It’s been a while since I wrote an update to the books I’m reading, and maybe thinking about a few aloud in a post will help…
I’ve read quite a few books this year, which is a remarkable shift from the years since Butterbean was born. While pregnant with him, I joined a group read of Bolano’s 2666. I gave up about 50 pages from the end, when having a newborn and reading skilled but arms-length-remove prose just wore me down. When Butter was two, I participated in the Infinite Zombies group read of Gravity’s Rainbow. But I gave up about 50 pages from the end again, after getting a week behind in that last month. I just ran out of caring. I’ll likely go back to both, some day, from the beginning. But there are too many books calling my name for me to bother with the ends of those novels. They captivated my attention. They’re well written. I’m impressed by the breadth and depth. I simply ran out of you-know-whats to give.

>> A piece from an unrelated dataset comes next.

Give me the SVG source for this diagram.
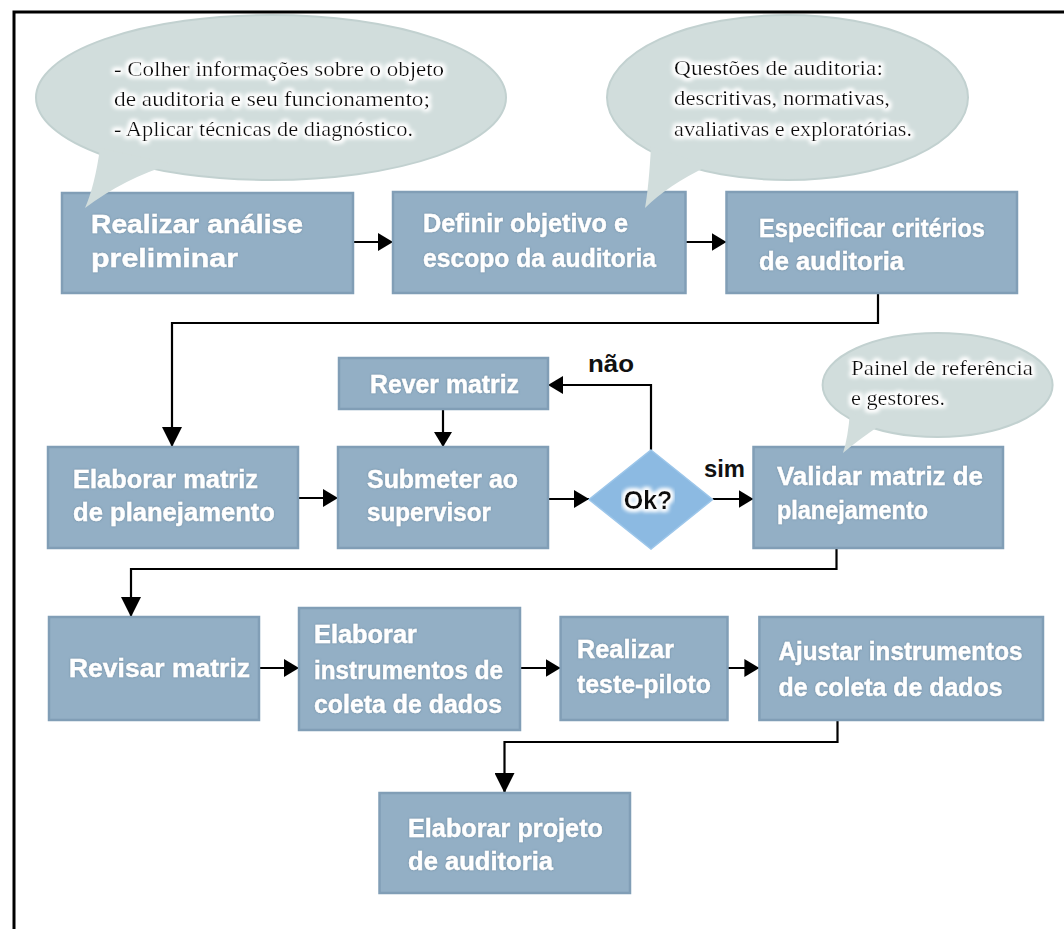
<svg xmlns="http://www.w3.org/2000/svg" width="1064" height="929" viewBox="0 0 1064 929">
<style>
.box{fill:#93afc5;stroke:#819eb6;stroke-width:2.5;filter:url(#soft)}
.bt{font-family:"Liberation Sans",Arial,sans-serif;font-weight:bold;font-size:26px;fill:#fff;stroke:#fff;stroke-width:0.4;filter:url(#tshadow)}
.bub{fill:#d1dddc}
.bube{fill:#d1dddc;stroke:#c2d1d0;stroke-width:2}
.st{font-family:"Liberation Serif","Times New Roman",serif;font-size:21.5px;fill:#111;filter:url(#glow)}
.lbl{font-family:"Liberation Sans",Arial,sans-serif;font-weight:bold;font-size:24px;fill:#111}
.ln{fill:none;stroke:#000;stroke-width:2.2}
.sa{marker-end:url(#ah)}
.la{marker-end:url(#ahl)}
</style>
<defs>
<filter id="soft" x="-5%" y="-5%" width="110%" height="110%"><feGaussianBlur stdDeviation="0.7"/></filter>
<filter id="tshadow" x="-5%" y="-20%" width="110%" height="140%"><feDropShadow dx="0" dy="0" stdDeviation="1" flood-color="#5a778d" flood-opacity="0.7"/></filter>
<filter id="glow" x="-5%" y="-30%" width="110%" height="160%">
<feMorphology in="SourceAlpha" operator="dilate" radius="1.5" result="d"/>
<feGaussianBlur in="d" stdDeviation="2" result="b"/>
<feFlood flood-color="#ffffff"/>
<feComposite in2="b" operator="in" result="w"/>
<feMerge><feMergeNode in="w"/><feMergeNode in="w"/><feMergeNode in="SourceGraphic"/></feMerge>
</filter>
<marker id="ah" markerUnits="userSpaceOnUse" markerWidth="15" markerHeight="18" refX="15" refY="9" orient="auto"><path d="M0,0 L15,9 L0,18 Z" fill="#000"/></marker>
<marker id="ahl" markerUnits="userSpaceOnUse" markerWidth="20" markerHeight="20" refX="20" refY="10" orient="auto"><path d="M0,0 L20,10 L0,20 Z" fill="#000"/></marker>
</defs>
<rect x="0" y="0" width="1064" height="929" fill="#fff"/>
<path d="M14,929 V12 H1064" fill="none" stroke="#000" stroke-width="3"/>

<g id="connectors">
<path class="ln sa" d="M353,242 H393"/>
<path class="ln sa" d="M685.5,242 H726.5"/>
<path class="ln la" d="M878,293 V323 H172 V447"/>
<path class="ln sa" d="M298,498 H338"/>
<path class="ln sa" d="M443,409 V447"/>
<path class="ln sa" d="M548,499 H589"/>
<path class="ln sa" d="M651,450 V385 H548"/>
<path class="ln sa" d="M712.6,499 H753.5"/>
<path class="ln la" d="M836.5,548 V569 H131 V617"/>
<path class="ln sa" d="M259,668 H299"/>
<path class="ln sa" d="M520,668 H560.6"/>
<path class="ln sa" d="M727.5,668 H759.4"/>
<path class="ln la" d="M837.5,720 V742 H504.5 V793"/>
<text class="lbl" x="588" y="372" textLength="46" lengthAdjust="spacingAndGlyphs">não</text>
<text class="lbl" x="704" y="477" textLength="41" lengthAdjust="spacingAndGlyphs">sim</text>
</g>

<g id="n1"><rect class="box" x="62" y="193" width="291" height="100"/>
<text class="bt" x="91" y="233" textLength="212" lengthAdjust="spacingAndGlyphs">Realizar análise</text>
<text class="bt" x="91" y="267" textLength="147" lengthAdjust="spacingAndGlyphs">preliminar</text></g>

<g id="n2"><rect class="box" x="393" y="192" width="292.5" height="101"/>
<text class="bt" x="423" y="232" textLength="205" lengthAdjust="spacingAndGlyphs">Definir objetivo e</text>
<text class="bt" x="423" y="267" textLength="233" lengthAdjust="spacingAndGlyphs">escopo da auditoria</text></g>

<g id="n3"><rect class="box" x="726.5" y="192" width="290.5" height="101"/>
<text class="bt" x="759" y="237" textLength="226" lengthAdjust="spacingAndGlyphs">Especificar critérios</text>
<text class="bt" x="759" y="270" textLength="145" lengthAdjust="spacingAndGlyphs">de auditoria</text></g>

<g id="n4"><rect class="box" x="48" y="447" width="250" height="101"/>
<text class="bt" x="73" y="488" textLength="185" lengthAdjust="spacingAndGlyphs">Elaborar matriz</text>
<text class="bt" x="73" y="521" textLength="202" lengthAdjust="spacingAndGlyphs">de planejamento</text></g>

<g id="n5"><rect class="box" x="338" y="447" width="210" height="101"/>
<text class="bt" x="367" y="488" textLength="151" lengthAdjust="spacingAndGlyphs">Submeter ao</text>
<text class="bt" x="367" y="521" textLength="124" lengthAdjust="spacingAndGlyphs">supervisor</text></g>

<g id="n6"><rect class="box" x="339" y="358" width="209" height="51"/>
<text class="bt" x="370" y="393" textLength="149" lengthAdjust="spacingAndGlyphs">Rever matriz</text></g>

<g id="n7"><path d="M651,450 L712.6,499.5 L651,549 L589,499.5 Z" fill="#8cbae2" stroke="#9cc6ea" stroke-width="1.5"/>
<text x="648" y="509" text-anchor="middle" font-family="Liberation Sans,Arial,sans-serif" font-weight="bold" font-size="25" fill="#111" filter="url(#glow)">Ok?</text></g>

<g id="n8"><rect class="box" x="753.5" y="447" width="249.5" height="101"/>
<text class="bt" x="777" y="485" textLength="206" lengthAdjust="spacingAndGlyphs">Validar matriz de</text>
<text class="bt" x="777" y="519" textLength="151" lengthAdjust="spacingAndGlyphs">planejamento</text></g>

<g id="n9"><rect class="box" x="49" y="617" width="210" height="103"/>
<text class="bt" x="69" y="677" textLength="181" lengthAdjust="spacingAndGlyphs">Revisar matriz</text></g>

<g id="n10"><rect class="box" x="299" y="608" width="221" height="122"/>
<text class="bt" x="314" y="643" textLength="103" lengthAdjust="spacingAndGlyphs">Elaborar</text>
<text class="bt" x="314" y="679" textLength="189" lengthAdjust="spacingAndGlyphs">instrumentos de</text>
<text class="bt" x="314" y="713" textLength="188" lengthAdjust="spacingAndGlyphs">coleta de dados</text></g>

<g id="n11"><rect class="box" x="560.6" y="617" width="166.9" height="103"/>
<text class="bt" x="577" y="658" textLength="97" lengthAdjust="spacingAndGlyphs">Realizar</text>
<text class="bt" x="577" y="693" textLength="134" lengthAdjust="spacingAndGlyphs">teste-piloto</text></g>

<g id="n12"><rect class="box" x="759.4" y="617" width="283.6" height="103"/>
<text class="bt" x="778.5" y="660" textLength="244" lengthAdjust="spacingAndGlyphs">Ajustar instrumentos</text>
<text class="bt" x="778.5" y="696" textLength="224" lengthAdjust="spacingAndGlyphs">de coleta de dados</text></g>

<g id="n13"><rect class="box" x="379.5" y="793" width="250.5" height="100"/>
<text class="bt" x="408" y="837" textLength="195" lengthAdjust="spacingAndGlyphs">Elaborar projeto</text>
<text class="bt" x="408" y="870" textLength="145" lengthAdjust="spacingAndGlyphs">de auditoria</text></g>

<g id="b1"><ellipse class="bube" cx="271" cy="97.5" rx="235" ry="82.5"/>
<path class="bub" d="M100,148 Q95,185 85,208 Q125,178 172,164 Z"/>
<text class="st" x="114" y="76" textLength="330" lengthAdjust="spacingAndGlyphs">- Colher informações sobre o objeto</text>
<text class="st" x="114" y="106" textLength="316" lengthAdjust="spacingAndGlyphs">de auditoria e seu funcionamento;</text>
<text class="st" x="114" y="136" textLength="299" lengthAdjust="spacingAndGlyphs">- Aplicar técnicas de diagnóstico.</text></g>

<g id="b2"><ellipse class="bube" cx="787.5" cy="97.5" rx="180.5" ry="82.5"/>
<path class="bub" d="M651,146 Q649,185 645,208 Q668,185 708,166 Z"/>
<text class="st" x="674" y="75" textLength="209" lengthAdjust="spacingAndGlyphs">Questões de auditoria:</text>
<text class="st" x="674" y="105" textLength="216" lengthAdjust="spacingAndGlyphs">descritivas, normativas,</text>
<text class="st" x="674" y="136" textLength="238" lengthAdjust="spacingAndGlyphs">avaliativas e exploratórias.</text></g>

<g id="b3"><ellipse class="bube" cx="937.6" cy="385" rx="115" ry="52"/>
<path class="bub" d="M850,412 Q848,438 843,453 Q858,440 882,424 Z"/>
<text class="st" x="851" y="375" textLength="182" lengthAdjust="spacingAndGlyphs">Painel de referência</text>
<text class="st" x="851" y="405" textLength="94" lengthAdjust="spacingAndGlyphs">e gestores.</text></g>
</svg>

And that’s surprising, since I pushed all the way through Freedom, a book in which the author barely tolerates his characters. I’m surprised I could muster enough interest in their lives, when he couldn’t seem to.

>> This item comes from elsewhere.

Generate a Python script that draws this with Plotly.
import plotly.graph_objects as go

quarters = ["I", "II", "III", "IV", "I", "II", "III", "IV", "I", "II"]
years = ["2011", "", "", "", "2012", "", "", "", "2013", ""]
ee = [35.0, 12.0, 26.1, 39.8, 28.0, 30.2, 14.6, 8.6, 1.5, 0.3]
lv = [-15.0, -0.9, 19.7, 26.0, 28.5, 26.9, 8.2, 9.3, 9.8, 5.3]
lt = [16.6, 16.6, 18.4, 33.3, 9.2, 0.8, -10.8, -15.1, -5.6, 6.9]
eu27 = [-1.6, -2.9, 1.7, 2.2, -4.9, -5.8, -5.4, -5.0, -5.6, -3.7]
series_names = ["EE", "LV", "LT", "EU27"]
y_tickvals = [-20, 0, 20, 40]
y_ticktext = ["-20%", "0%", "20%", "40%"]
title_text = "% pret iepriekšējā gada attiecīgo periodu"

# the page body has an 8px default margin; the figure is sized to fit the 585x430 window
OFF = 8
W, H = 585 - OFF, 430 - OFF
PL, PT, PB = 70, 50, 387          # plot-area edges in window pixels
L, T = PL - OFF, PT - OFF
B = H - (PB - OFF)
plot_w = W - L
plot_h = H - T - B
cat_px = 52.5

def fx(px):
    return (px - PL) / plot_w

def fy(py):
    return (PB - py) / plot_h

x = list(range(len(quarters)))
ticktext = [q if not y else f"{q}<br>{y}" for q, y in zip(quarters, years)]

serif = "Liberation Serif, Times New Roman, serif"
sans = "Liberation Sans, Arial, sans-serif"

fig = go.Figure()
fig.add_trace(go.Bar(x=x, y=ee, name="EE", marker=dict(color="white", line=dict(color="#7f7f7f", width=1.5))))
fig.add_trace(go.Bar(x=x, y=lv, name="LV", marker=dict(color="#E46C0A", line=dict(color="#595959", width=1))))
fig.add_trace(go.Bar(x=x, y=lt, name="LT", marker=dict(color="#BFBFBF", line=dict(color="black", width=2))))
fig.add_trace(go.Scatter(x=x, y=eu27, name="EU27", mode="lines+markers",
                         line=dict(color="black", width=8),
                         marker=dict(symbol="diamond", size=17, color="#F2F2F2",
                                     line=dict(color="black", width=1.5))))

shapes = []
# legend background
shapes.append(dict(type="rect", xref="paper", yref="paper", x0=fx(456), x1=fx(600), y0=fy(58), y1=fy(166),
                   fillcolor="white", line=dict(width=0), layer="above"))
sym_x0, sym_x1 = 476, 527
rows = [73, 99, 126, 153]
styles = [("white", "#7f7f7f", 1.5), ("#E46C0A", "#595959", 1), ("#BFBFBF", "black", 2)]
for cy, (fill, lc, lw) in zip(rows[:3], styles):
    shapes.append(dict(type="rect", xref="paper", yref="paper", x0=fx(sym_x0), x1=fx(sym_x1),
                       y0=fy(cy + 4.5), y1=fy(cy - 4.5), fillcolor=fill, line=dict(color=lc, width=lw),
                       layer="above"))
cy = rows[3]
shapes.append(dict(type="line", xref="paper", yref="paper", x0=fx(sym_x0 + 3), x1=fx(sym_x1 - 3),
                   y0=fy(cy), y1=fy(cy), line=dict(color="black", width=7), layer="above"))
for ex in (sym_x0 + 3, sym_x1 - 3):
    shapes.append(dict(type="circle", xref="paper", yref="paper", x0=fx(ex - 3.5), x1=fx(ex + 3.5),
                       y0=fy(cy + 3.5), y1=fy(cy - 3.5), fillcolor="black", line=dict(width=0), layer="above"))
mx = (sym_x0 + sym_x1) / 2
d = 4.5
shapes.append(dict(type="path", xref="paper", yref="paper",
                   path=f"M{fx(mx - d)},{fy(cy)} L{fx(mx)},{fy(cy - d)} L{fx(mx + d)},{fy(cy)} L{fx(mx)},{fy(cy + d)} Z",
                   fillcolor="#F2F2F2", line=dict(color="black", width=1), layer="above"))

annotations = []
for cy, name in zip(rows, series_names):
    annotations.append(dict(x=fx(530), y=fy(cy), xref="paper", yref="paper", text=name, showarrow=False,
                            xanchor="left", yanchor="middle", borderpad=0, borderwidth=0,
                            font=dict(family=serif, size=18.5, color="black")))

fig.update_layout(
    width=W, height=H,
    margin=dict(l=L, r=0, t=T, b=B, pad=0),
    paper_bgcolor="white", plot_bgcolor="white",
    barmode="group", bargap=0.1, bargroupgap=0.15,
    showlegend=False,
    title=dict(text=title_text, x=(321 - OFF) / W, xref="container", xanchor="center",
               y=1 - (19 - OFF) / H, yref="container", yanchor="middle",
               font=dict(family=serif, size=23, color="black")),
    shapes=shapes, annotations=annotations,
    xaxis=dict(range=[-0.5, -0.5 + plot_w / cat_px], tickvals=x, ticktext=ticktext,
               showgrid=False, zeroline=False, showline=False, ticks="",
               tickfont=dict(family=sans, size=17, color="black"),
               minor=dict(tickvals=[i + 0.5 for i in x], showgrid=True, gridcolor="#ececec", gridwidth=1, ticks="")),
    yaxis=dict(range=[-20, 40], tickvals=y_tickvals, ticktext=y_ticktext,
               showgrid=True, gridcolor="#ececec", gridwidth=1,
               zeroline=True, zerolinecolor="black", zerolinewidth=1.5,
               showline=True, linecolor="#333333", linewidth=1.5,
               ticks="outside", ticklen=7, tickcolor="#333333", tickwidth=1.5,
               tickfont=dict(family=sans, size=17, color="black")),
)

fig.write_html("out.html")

Anyway, I didn’t read much during the first four years of Butter’s life. And this Spring I threw myself into reading, in every form I could: paper, ebook, and audiobook. I posted a bit about books I enjoyed in the first half of the year, when I succumbed to audiobooks and devoured texts weekly. I listened to, and loved No Ordinary Time and Your Fathers, Where Are They? And The Prophets, Do They Live Forever? I listened to, and had mixed feelings, about A Prayer for Owen Meany. Over the summer I enjoyed (and genuinely recommend) The Martian, The Namesake, The Goldfinch, Neverwhere, and The Bone Clocks. And a string of memoirs amused me slightly–Tina Fey, Amy Poehler, and Lina Dunham, in order of preference for their books–all kept me company on long runs. But I wouldn’t have read the books on paper. Autobiography narrated by the author, to me, is infinitely more interesting than reading the lives of performers.

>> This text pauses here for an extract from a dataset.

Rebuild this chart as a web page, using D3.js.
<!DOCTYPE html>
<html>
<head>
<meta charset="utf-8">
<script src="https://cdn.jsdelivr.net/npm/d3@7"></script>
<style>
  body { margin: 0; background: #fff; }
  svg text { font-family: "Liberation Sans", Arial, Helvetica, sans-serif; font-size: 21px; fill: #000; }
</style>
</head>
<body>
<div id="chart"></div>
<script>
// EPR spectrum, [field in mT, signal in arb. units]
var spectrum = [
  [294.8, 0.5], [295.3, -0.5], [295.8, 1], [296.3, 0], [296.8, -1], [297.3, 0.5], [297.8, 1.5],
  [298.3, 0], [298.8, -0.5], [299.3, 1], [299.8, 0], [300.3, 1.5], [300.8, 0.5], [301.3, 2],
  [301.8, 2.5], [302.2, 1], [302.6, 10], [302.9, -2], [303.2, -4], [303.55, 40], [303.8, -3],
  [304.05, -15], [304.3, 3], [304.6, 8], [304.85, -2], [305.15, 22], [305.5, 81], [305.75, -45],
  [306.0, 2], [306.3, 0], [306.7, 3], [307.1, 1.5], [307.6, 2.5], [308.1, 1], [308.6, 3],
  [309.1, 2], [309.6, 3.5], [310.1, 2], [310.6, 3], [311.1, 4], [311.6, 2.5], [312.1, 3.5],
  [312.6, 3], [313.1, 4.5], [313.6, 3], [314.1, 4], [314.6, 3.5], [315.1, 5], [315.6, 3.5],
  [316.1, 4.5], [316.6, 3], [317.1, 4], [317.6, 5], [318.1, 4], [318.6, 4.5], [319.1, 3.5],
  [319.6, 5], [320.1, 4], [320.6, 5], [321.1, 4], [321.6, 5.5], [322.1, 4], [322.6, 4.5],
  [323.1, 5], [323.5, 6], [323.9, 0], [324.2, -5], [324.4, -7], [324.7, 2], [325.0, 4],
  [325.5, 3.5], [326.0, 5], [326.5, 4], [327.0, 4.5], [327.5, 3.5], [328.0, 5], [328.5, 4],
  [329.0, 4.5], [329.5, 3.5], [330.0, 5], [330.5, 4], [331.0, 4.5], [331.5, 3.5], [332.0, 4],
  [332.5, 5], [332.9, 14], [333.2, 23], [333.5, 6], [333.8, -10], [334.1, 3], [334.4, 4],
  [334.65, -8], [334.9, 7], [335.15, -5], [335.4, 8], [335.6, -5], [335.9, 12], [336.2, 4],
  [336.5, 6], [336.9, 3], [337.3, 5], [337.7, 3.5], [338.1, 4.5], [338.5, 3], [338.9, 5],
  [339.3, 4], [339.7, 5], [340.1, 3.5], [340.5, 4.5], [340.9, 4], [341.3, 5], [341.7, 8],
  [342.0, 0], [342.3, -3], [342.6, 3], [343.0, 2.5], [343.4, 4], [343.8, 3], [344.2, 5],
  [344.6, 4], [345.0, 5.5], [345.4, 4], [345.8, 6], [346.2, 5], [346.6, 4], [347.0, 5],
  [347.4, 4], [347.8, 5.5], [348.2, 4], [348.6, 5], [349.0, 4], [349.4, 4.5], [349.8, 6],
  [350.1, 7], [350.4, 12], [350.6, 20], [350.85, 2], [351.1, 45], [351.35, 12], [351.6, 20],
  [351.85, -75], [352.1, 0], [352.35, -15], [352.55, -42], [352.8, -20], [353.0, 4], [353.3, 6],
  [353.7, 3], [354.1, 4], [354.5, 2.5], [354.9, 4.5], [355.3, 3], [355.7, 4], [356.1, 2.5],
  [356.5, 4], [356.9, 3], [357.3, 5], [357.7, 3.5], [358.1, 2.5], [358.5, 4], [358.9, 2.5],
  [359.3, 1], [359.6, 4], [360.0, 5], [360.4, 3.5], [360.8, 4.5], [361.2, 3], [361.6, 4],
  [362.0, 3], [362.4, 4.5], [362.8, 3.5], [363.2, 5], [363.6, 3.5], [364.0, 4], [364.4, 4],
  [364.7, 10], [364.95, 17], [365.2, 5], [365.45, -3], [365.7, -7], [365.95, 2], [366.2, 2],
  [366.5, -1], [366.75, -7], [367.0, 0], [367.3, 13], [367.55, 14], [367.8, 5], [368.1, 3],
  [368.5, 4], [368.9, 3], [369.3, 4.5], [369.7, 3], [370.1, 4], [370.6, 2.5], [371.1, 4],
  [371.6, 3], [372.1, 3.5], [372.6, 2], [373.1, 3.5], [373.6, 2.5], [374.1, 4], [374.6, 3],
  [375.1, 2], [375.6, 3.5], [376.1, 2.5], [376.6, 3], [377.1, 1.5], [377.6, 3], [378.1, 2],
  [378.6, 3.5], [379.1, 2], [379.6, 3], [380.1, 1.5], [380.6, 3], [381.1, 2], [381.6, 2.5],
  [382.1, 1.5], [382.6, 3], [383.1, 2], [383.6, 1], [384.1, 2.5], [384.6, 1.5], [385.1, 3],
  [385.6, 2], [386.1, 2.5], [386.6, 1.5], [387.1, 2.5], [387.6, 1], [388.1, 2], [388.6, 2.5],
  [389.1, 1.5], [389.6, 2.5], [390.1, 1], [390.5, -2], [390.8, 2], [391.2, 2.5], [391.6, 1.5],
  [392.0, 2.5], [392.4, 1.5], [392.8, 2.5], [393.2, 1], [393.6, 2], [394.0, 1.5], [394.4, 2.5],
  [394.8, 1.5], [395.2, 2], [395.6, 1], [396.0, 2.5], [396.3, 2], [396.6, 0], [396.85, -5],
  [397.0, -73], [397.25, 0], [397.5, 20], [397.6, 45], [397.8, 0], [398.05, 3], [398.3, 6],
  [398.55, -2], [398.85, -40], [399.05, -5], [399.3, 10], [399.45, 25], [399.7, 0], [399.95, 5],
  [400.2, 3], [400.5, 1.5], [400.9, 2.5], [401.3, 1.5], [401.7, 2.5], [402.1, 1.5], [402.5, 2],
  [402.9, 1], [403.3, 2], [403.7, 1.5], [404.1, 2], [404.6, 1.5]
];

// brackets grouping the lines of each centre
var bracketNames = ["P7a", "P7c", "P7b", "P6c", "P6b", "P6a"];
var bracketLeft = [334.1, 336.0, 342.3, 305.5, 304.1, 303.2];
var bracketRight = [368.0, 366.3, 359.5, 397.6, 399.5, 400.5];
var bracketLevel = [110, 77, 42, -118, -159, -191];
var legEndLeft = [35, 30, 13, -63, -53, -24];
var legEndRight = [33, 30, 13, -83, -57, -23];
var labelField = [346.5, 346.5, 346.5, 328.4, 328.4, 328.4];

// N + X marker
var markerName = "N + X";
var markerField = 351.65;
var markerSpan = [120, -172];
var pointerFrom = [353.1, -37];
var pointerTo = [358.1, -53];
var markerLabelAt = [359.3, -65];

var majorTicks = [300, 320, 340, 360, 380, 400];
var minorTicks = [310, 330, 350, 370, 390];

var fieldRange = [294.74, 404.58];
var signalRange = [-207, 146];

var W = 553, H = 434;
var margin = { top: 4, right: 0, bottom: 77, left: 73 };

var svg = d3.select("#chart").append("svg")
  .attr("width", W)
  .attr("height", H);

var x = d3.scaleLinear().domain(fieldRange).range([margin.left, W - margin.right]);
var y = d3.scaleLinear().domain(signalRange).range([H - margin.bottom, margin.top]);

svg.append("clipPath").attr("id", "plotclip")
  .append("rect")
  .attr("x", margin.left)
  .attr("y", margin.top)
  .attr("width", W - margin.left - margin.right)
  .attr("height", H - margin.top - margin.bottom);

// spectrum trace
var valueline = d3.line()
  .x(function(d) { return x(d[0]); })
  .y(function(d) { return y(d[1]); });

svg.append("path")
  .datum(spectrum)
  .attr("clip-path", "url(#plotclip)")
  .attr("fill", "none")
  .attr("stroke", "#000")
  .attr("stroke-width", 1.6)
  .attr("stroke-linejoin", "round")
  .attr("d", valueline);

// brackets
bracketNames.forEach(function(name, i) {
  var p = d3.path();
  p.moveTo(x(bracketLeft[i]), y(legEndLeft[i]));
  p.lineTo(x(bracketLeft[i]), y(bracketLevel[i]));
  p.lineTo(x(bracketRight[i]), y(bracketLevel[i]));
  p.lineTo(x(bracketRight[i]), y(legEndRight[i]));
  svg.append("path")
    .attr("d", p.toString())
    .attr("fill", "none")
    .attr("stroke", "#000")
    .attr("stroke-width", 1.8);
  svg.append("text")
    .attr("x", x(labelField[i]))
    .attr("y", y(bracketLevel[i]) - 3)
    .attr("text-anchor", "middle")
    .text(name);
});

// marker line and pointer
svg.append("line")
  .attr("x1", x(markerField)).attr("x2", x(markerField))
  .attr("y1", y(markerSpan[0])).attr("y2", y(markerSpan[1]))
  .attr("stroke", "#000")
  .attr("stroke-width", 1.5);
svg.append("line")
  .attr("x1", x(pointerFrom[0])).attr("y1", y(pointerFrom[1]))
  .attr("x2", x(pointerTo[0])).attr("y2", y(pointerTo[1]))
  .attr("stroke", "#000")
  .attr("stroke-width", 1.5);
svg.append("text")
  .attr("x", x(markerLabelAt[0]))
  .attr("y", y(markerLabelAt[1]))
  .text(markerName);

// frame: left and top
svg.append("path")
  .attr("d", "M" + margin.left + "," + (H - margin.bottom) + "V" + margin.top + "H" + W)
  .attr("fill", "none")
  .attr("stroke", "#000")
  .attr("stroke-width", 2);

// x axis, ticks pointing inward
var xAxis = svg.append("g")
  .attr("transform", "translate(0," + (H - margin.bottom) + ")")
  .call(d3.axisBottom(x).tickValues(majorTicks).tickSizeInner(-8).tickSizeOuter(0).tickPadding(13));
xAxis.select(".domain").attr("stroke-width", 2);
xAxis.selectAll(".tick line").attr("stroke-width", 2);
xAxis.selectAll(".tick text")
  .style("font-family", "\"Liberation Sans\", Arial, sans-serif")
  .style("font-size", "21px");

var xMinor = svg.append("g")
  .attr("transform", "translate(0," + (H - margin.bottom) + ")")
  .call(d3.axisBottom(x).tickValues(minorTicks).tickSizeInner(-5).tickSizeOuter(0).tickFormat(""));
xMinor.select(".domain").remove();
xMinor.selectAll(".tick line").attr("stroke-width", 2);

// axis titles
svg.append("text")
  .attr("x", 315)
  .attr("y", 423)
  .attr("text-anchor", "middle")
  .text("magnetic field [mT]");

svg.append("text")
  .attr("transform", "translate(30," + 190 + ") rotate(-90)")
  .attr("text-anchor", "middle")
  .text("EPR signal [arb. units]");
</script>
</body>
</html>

I flat out didn’t like The Paying Guests or Go Set a Watchman. I felt that the former just lingered too damned long on every point and couldn’t decide whether it was plot driven or character driven, writhing languorously over both plot and character in such a way that I got tired of paying attention because I was being told that every moment mattered more than the last. The Harper Lee novel was as didactic as one by Franzen, with the added burden of having what felt like 400 pages of lecture posing as dialogue. Ugh. I’m still mad I wasted those hours.
I’m getting to the point in the year when I’m abandoning books left and right because they’re disappointing in comparison with books from the early 2015 months. I quit The Buried Giant last month. I sometimes enjoy Ishiguro and sometimes rankle at the pacing. This time, my impatience won. I quit Bel Canto two months ago. A pox on the unceasing, steady pace that lulled me like the rocking of an ocean liner. And I’m in the middle of, and considering quitting, Middlesex and A Visit from the Goon Squad. The latter is just boring me, in part because I’ve never cared about the music industry. And the Eugenides text is really annoying me. I have several friends who are, or who are close family with, transgendered, and the premise of Middlesex irritates me. It’s positing, I feel, that living in a space between genders, and navigating in a time of transition, can be blamed on a variety of ancestral errors. I feel in reading that the novel suggests that transgendered lives are mutations borne of unsavory history. And that angers me. I don’t know that Eugenides is arguing this point of view, but it’s what I’m inferring. So unless one or both books sways me soon, I’m dropping both.
A friend and mentor just sent me A Naked Singularity, and I’m going to start it soon. But it’s huge, and if I’m going to tackle a huge book this holiday season, it’s going to be Infinite Jest. Again. Because the nostalgia I feel for Wallace’s writing is increasing daily, and I just miss getting lost in the cadence and horror and familiarity and erudition and sadness of that book.
Any recommendations? I have a long list of what to read next, and am right now very happily ensconced in Reservation Blues by Sherman Alexie. I miss the world of the Rez and Alexie captures the magical and maddening in equal measure.
After I’m done, though, I wouldn’t mind a few books to stave off my Wallace magnet. I do believe there’s still talk of a February group read when the 25th anniversary edition of IJ comes out, so I might wait. We’ll see if I can.
What do you recommend I read to keep myself engaged until February?